My photo is placed here to show you what I look like (often) when I don’t hang out with a certain old friend.
Her name is Comparative Self. When I let her tag along I feel insecure and anxious. She likes to say things that make me feel less-than. She is rude!
When I ditch her, I have fun!
Recently was blessed to travel to Dallas, Texas for a CWIMA’s Annual National Conference.
I ended up in a hotel suite with three beautiful and accomplished women.Outside of our room I met more women with incredible stories and career/ministry paths who do big things in big cities. I live in Eugene, OR. Comparative Self wasn’t there to point things out, insult me, or chime in!
I believe part of “comparing” is how our brain processes, always putting things in order and into categories. Some comparison is essential. It is what helps keep society in tack. It sets necessary boundaries for us in some areas. But the other part of comparison is simply toxic and pointless thinking.
And for those of us who are believers in Christ, we know the ground is level at the Cross. And that is exactly what I saw and experienced. These were ordinary women (well, beautiful, smart, etc.) who desired to pursue with excellence, their dreams and calls.

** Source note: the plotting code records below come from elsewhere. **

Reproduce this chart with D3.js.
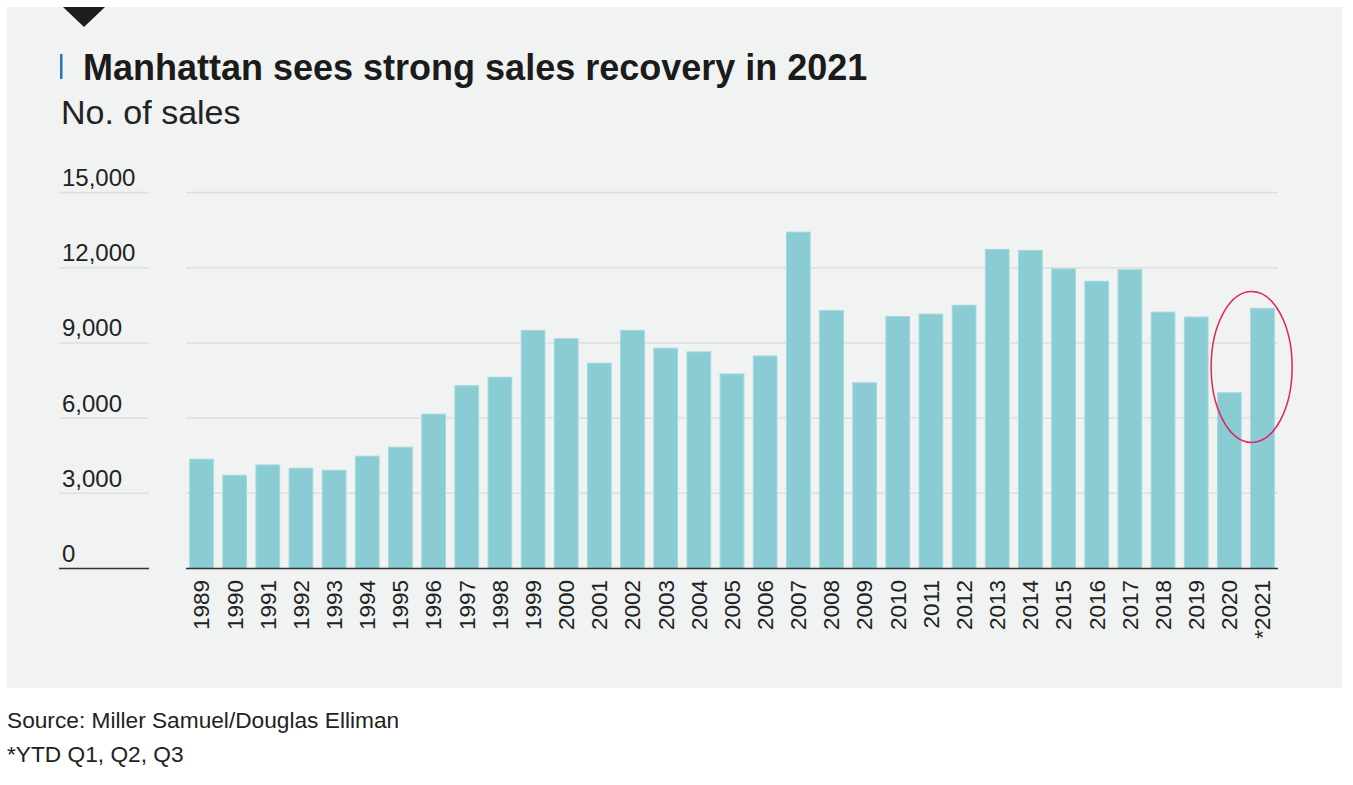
<!DOCTYPE html>
<html>
<head>
<meta charset="utf-8">
<script src="https://cdn.jsdelivr.net/npm/d3@7"></script>
<style>
    body { margin: 0; background: #ffffff; }
    text { font-family: "Liberation Sans", Arial, sans-serif; }
</style>
</head>
<body>
<div id="chart"></div>
<script>

// years on the x axis
let years = ["1989", "1990", "1991", "1992", "1993", "1994", "1995", "1996", "1997", "1998",
    "1999", "2000", "2001", "2002", "2003", "2004", "2005", "2006", "2007", "2008",
    "2009", "2010", "2011", "2012", "2013", "2014", "2015", "2016", "2017", "2018",
    "2019", "2020", "*2021"];

// number of sales
let sales = [4360, 3720, 4130, 4000, 3920, 4480, 4840, 6160, 7290, 7630,
    9500, 9170, 8190, 9500, 8790, 8640, 7760, 8480, 13420, 10290,
    7410, 10050, 10150, 10500, 12730, 12690, 11950, 11460, 11920, 10230,
    10030, 7010, 10380];

let yTicks = [0, 3000, 6000, 9000, 12000, 15000];

let titleText = "Manhattan sees strong sales recovery in 2021";
let subtitleText = "No. of sales";
let notes = ["Source: Miller Samuel/Douglas Elliman", "*YTD Q1, Q2, Q3"];


class BarVis {

    constructor(parentElement) {
        this.parentElement = parentElement;
        this.data = years.map((d, i) => ({year: d, value: sales[i]}));
        this.initVis();
    }

    initVis() {
        let vis = this;

        vis.width = 1353;
        vis.height = 785;

        vis.svg = d3.select("#" + vis.parentElement).append("svg")
            .attr("width", vis.width)
            .attr("height", vis.height);

        // grey panel behind the chart
        vis.svg.append("rect")
            .attr("x", 7).attr("y", 7)
            .attr("width", 1335).attr("height", 681)
            .attr("fill", "#f0f3f2");

        // little black marker on top
        vis.svg.append("path")
            .attr("d", "M63,7 L105,7 L84,27 Z")
            .attr("fill", "#1e1e1e");

        // title + blue tick
        vis.svg.append("rect")
            .attr("x", 60).attr("y", 54)
            .attr("width", 2.5).attr("height", 25)
            .attr("fill", "#1f7bb8");

        vis.svg.append("text")
            .attr("x", 83).attr("y", 80)
            .attr("font-size", 36)
            .attr("font-weight", 700)
            .attr("fill", "#1b1b1b")
            .text(titleText);

        vis.svg.append("text")
            .attr("x", 61).attr("y", 124)
            .attr("font-size", 34)
            .attr("fill", "#222")
            .text(subtitleText);

        // scales
        vis.x = d3.scaleBand()
            .domain(years)
            .range([186, 1278])
            .paddingInner(0.285)
            .paddingOuter(0.11);

        vis.y = d3.scaleLinear()
            .domain([0, 15000])
            .range([568.5, 192.5]);

        // gridlines, split in label part and plot part
        let grid = vis.svg.append("g").attr("class", "grid");

        grid.selectAll(".grid-left")
            .data(yTicks)
            .enter()
            .append("line")
            .attr("x1", 59).attr("x2", 149)
            .attr("y1", d => vis.y(d)).attr("y2", d => vis.y(d))
            .attr("stroke", d => d === 0 ? "#333" : "#dcdfde")
            .attr("stroke-width", 1.5);

        grid.selectAll(".grid-right")
            .data(yTicks.filter(d => d !== 0))
            .enter()
            .append("line")
            .attr("x1", 186).attr("x2", 1278)
            .attr("y1", d => vis.y(d)).attr("y2", d => vis.y(d))
            .attr("stroke", "#dcdfde")
            .attr("stroke-width", 1.5);

        // y labels sit above their line
        vis.svg.selectAll(".y-label")
            .data(yTicks)
            .enter()
            .append("text")
            .attr("class", "y-label")
            .attr("x", 62)
            .attr("y", d => vis.y(d) - 6.5)
            .attr("font-size", 24)
            .attr("fill", "#222")
            .text(d => d3.format(",")(d));

        // bars
        vis.svg.selectAll(".bar")
            .data(vis.data)
            .enter()
            .append("rect")
            .attr("class", "bar")
            .attr("x", d => vis.x(d.year))
            .attr("width", vis.x.bandwidth())
            .attr("y", d => vis.y(d.value))
            .attr("height", d => vis.y(0) - vis.y(d.value))
            .attr("fill", "#89ccd4")
            .attr("stroke", "#a3d8de")
            .attr("stroke-width", 1);

        // baseline
        vis.svg.append("line")
            .attr("x1", 186).attr("x2", 1278)
            .attr("y1", vis.y(0)).attr("y2", vis.y(0))
            .attr("stroke", "#333")
            .attr("stroke-width", 1.5);

        // rotated year labels
        vis.svg.selectAll(".x-label")
            .data(years)
            .enter()
            .append("text")
            .attr("class", "x-label")
            .attr("transform", d => `translate(${vis.x(d) + vis.x.bandwidth() / 2}, 580) rotate(-90)`)
            .attr("text-anchor", "end")
            .attr("dy", "0.35em")
            .attr("font-size", 22.5)
            .attr("fill", "#222")
            .text(d => d);

        // red ellipse around 2020 / 2021
        vis.svg.append("ellipse")
            .attr("cx", vis.x("*2021") + 1)
            .attr("cy", vis.y(8040))
            .attr("rx", 40.5)
            .attr("ry", vis.y(0) - vis.y(3010))
            .attr("fill", "none")
            .attr("stroke", "#e0245e")
            .attr("stroke-width", 1.5);

        // footnotes
        vis.svg.selectAll(".note")
            .data(notes)
            .enter()
            .append("text")
            .attr("class", "note")
            .attr("x", 7)
            .attr("y", (d, i) => 728 + i * 34)
            .attr("font-size", 22.7)
            .attr("fill", "#222")
            .text(d => d);
    }
}

let myBarVis = new BarVis("chart");

</script>
</body>
</html>
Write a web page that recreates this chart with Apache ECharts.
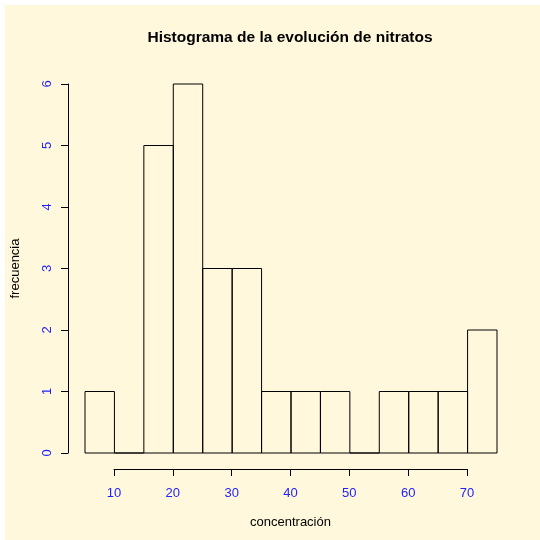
<!DOCTYPE html>
<html>
<head>
<meta charset="utf-8">
<script src="https://cdn.jsdelivr.net/npm/echarts@6/dist/echarts.min.js"></script>
<style>
  html, body { margin: 0; padding: 0; background: #fff; }
  #chart { width: 540px; height: 540px; }
</style>
</head>
<body>
<div id="chart"></div>
<script>
// datos del histograma (clases de 5 en 5)
var binStarts = [5, 10, 15, 20, 25, 30, 35, 40, 45, 50, 55, 60, 65, 70];
var binEnds = [10, 15, 20, 25, 30, 35, 40, 45, 50, 55, 60, 65, 70, 75];
var counts = [1, 0, 5, 6, 3, 3, 1, 1, 1, 0, 1, 1, 1, 2];
var xTicks = [10, 20, 30, 40, 50, 60, 70];
var yTicks = [0, 1, 2, 3, 4, 5, 6];

var fontFam = '"Liberation Sans", Arial, sans-serif';
var lineColor = '#000';
var labelBlue = '#2222ff';

var histData = binStarts.map(function (s, i) {
  return [s, binEnds[i], counts[i]];
});

var chart = echarts.init(document.getElementById('chart'));

chart.setOption({
  backgroundColor: '#fff',
  animation: false,
  graphic: [{
    type: 'rect',
    z: -100,
    silent: true,
    shape: { x: 5, y: 5, width: 535, height: 535 },
    style: { fill: '#fff8dc' }
  }, {
    // titulo
    type: 'text',
    silent: true,
    x: 290,
    y: 38,
    style: {
      text: 'Histograma de la evolución de nitratos',
      fill: '#000',
      font: 'bold 15.5px ' + fontFam,
      textAlign: 'center',
      textVerticalAlign: 'middle'
    }
  }],
  grid: [
    // zona de barras
    { left: 85, right: 43, top: 84, bottom: 87 },
    // eje x separado
    { left: 114, right: 73, top: 84, bottom: 71 },
    // eje y separado
    { left: 68, right: 43, top: 84, bottom: 87 }
  ],
  xAxis: [
    { gridIndex: 0, type: 'value', min: 5, max: 75, show: false },
    {
      gridIndex: 1, type: 'value', min: 10, max: 70, interval: 10,
      name: 'concentración', nameLocation: 'middle', nameGap: 47,
      nameTextStyle: { fontFamily: fontFam, fontSize: 13, color: '#000' },
      axisLine: { show: true, lineStyle: { color: lineColor, width: 1 } },
      axisTick: { show: true, length: 7, lineStyle: { color: lineColor } },
      axisLabel: { fontFamily: fontFam, fontSize: 13, color: labelBlue, margin: 18 },
      splitLine: { show: false }
    },
    { gridIndex: 2, type: 'value', show: false }
  ],
  yAxis: [
    { gridIndex: 0, type: 'value', min: 0, max: 6, show: false },
    { gridIndex: 1, type: 'value', show: false },
    {
      gridIndex: 2, type: 'value', min: 0, max: 6, interval: 1,
      name: 'frecuencia', nameLocation: 'middle', nameGap: 46,
      nameTextStyle: { fontFamily: fontFam, fontSize: 13, color: '#000' },
      axisLine: { show: true, lineStyle: { color: lineColor, width: 1 } },
      axisTick: { show: true, length: 7, lineStyle: { color: lineColor } },
      axisLabel: { fontFamily: fontFam, fontSize: 13, color: labelBlue, rotate: 90, margin: 14 },
      splitLine: { show: false }
    }
  ],
  series: [{
    type: 'custom',
    xAxisIndex: 0,
    yAxisIndex: 0,
    data: histData,
    renderItem: function (params, api) {
      var p0 = api.coord([api.value(0), api.value(2)]);
      var p1 = api.coord([api.value(1), 0]);
      return {
        type: 'rect',
        shape: { x: p0[0], y: p0[1], width: p1[0] - p0[0], height: p1[1] - p0[1] },
        style: { fill: 'rgba(0,0,0,0)', stroke: lineColor, lineWidth: 1 }
      };
    }
  }]
});
</script>
</body>
</html>
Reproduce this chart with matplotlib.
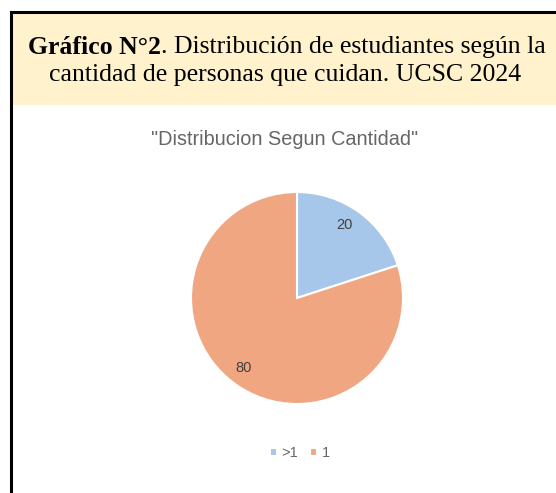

Did it matter that the women came from big cities and knew big names? Did it matter that they had written scores of books, have their beautiful faces on magazine covers, produce films, that they are changing the face of the world by their ministries? No, we are all at different places and we have different purposes, right?
When we compare ourselves to others it diminishes our freedom. By not taking my old friend, Comparative Self, I was boundless. And at times I laughed so hard it hurt because I wasn’t caught up in the comparison game. I was free to be me and appreciate who these women were. We had fun and learned new things together.
Be aware of the presence of Comparative Self. She causes division, shame, insecurities galore, and more. Leave her/him behind and become a boundless person, not held back by perceived “rankings.”
When you hear the voice of the Comparative Self–just tell it to shush up and go sit down. Hence keeping your freedom to enjoy life!